**Information provided**:
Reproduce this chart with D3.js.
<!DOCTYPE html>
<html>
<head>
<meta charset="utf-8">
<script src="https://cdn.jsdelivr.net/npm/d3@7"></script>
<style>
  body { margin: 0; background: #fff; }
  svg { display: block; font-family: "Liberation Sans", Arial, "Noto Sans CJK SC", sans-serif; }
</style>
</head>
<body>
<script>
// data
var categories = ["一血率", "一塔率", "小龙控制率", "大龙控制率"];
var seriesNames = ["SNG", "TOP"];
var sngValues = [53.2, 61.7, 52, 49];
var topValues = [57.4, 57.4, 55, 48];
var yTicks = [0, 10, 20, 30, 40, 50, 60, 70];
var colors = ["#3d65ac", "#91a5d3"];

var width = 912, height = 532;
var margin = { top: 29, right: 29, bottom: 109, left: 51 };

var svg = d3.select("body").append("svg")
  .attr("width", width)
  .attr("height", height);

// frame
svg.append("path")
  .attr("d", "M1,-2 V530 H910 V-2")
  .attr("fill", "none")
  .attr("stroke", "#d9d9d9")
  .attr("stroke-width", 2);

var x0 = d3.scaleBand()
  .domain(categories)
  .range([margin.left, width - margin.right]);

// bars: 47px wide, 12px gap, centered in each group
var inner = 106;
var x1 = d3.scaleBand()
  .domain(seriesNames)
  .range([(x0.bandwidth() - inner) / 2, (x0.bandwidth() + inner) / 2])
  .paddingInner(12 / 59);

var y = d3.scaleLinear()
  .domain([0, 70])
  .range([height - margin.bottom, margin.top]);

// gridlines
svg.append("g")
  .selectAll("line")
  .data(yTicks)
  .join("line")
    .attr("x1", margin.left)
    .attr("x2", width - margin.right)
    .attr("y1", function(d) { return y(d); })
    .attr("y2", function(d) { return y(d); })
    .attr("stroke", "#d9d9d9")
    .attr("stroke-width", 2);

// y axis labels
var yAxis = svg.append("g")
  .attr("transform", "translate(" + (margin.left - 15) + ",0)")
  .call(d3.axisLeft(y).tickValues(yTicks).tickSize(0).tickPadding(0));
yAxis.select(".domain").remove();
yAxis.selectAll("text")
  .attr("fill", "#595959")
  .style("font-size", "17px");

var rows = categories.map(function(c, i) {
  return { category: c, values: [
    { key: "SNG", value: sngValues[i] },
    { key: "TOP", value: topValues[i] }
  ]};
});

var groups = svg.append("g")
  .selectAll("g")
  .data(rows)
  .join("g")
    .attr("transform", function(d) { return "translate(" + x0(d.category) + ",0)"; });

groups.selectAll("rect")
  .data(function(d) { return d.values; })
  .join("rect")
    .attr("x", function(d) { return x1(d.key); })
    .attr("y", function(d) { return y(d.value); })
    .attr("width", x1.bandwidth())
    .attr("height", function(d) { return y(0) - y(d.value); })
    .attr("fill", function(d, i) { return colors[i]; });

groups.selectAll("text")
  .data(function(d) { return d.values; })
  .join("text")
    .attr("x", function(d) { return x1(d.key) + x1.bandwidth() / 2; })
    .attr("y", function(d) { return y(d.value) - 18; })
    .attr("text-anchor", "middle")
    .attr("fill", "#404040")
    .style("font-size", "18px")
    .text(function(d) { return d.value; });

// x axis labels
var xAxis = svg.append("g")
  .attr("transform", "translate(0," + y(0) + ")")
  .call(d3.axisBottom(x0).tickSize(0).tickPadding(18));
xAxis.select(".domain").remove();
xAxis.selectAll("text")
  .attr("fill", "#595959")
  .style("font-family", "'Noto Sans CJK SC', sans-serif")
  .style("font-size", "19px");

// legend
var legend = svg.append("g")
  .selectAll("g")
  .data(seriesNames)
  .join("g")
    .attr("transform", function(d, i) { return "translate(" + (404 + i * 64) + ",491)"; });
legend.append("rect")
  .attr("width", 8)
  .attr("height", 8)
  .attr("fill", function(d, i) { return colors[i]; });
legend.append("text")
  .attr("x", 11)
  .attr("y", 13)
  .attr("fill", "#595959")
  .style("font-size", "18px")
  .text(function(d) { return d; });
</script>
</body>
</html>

**Exercise**: Reproduce the material above, every line of it, exactly.

**The answer**:
Reproduce this chart with D3.js.
<!DOCTYPE html>
<html>
<head>
<meta charset="utf-8">
<script src="https://cdn.jsdelivr.net/npm/d3@7"></script>
<style>
  body { margin: 0; background: #fff; }
  svg { display: block; font-family: "Liberation Sans", Arial, "Noto Sans CJK SC", sans-serif; }
</style>
</head>
<body>
<script>
// data
var categories = ["一血率", "一塔率", "小龙控制率", "大龙控制率"];
var seriesNames = ["SNG", "TOP"];
var sngValues = [53.2, 61.7, 52, 49];
var topValues = [57.4, 57.4, 55, 48];
var yTicks = [0, 10, 20, 30, 40, 50, 60, 70];
var colors = ["#3d65ac", "#91a5d3"];

var width = 912, height = 532;
var margin = { top: 29, right: 29, bottom: 109, left: 51 };

var svg = d3.select("body").append("svg")
  .attr("width", width)
  .attr("height", height);

// frame
svg.append("path")
  .attr("d", "M1,-2 V530 H910 V-2")
  .attr("fill", "none")
  .attr("stroke", "#d9d9d9")
  .attr("stroke-width", 2);

var x0 = d3.scaleBand()
  .domain(categories)
  .range([margin.left, width - margin.right]);

// bars: 47px wide, 12px gap, centered in each group
var inner = 106;
var x1 = d3.scaleBand()
  .domain(seriesNames)
  .range([(x0.bandwidth() - inner) / 2, (x0.bandwidth() + inner) / 2])
  .paddingInner(12 / 59);

var y = d3.scaleLinear()
  .domain([0, 70])
  .range([height - margin.bottom, margin.top]);

// gridlines
svg.append("g")
  .selectAll("line")
  .data(yTicks)
  .join("line")
    .attr("x1", margin.left)
    .attr("x2", width - margin.right)
    .attr("y1", function(d) { return y(d); })
    .attr("y2", function(d) { return y(d); })
    .attr("stroke", "#d9d9d9")
    .attr("stroke-width", 2);

// y axis labels
var yAxis = svg.append("g")
  .attr("transform", "translate(" + (margin.left - 15) + ",0)")
  .call(d3.axisLeft(y).tickValues(yTicks).tickSize(0).tickPadding(0));
yAxis.select(".domain").remove();
yAxis.selectAll("text")
  .attr("fill", "#595959")
  .style("font-size", "17px");

var rows = categories.map(function(c, i) {
  return { category: c, values: [
    { key: "SNG", value: sngValues[i] },
    { key: "TOP", value: topValues[i] }
  ]};
});

var groups = svg.append("g")
  .selectAll("g")
  .data(rows)
  .join("g")
    .attr("transform", function(d) { return "translate(" + x0(d.category) + ",0)"; });

groups.selectAll("rect")
  .data(function(d) { return d.values; })
  .join("rect")
    .attr("x", function(d) { return x1(d.key); })
    .attr("y", function(d) { return y(d.value); })
    .attr("width", x1.bandwidth())
    .attr("height", function(d) { return y(0) - y(d.value); })
    .attr("fill", function(d, i) { return colors[i]; });

groups.selectAll("text")
  .data(function(d) { return d.values; })
  .join("text")
    .attr("x", function(d) { return x1(d.key) + x1.bandwidth() / 2; })
    .attr("y", function(d) { return y(d.value) - 18; })
    .attr("text-anchor", "middle")
    .attr("fill", "#404040")
    .style("font-size", "18px")
    .text(function(d) { return d.value; });

// x axis labels
var xAxis = svg.append("g")
  .attr("transform", "translate(0," + y(0) + ")")
  .call(d3.axisBottom(x0).tickSize(0).tickPadding(18));
xAxis.select(".domain").remove();
xAxis.selectAll("text")
  .attr("fill", "#595959")
  .style("font-family", "'Noto Sans CJK SC', sans-serif")
  .style("font-size", "19px");

// legend
var legend = svg.append("g")
  .selectAll("g")
  .data(seriesNames)
  .join("g")
    .attr("transform", function(d, i) { return "translate(" + (404 + i * 64) + ",491)"; });
legend.append("rect")
  .attr("width", 8)
  .attr("height", 8)
  .attr("fill", function(d, i) { return colors[i]; });
legend.append("text")
  .attr("x", 11)
  .attr("y", 13)
  .attr("fill", "#595959")
  .style("font-size", "18px")
  .text(function(d) { return d; });
</script>
</body>
</html>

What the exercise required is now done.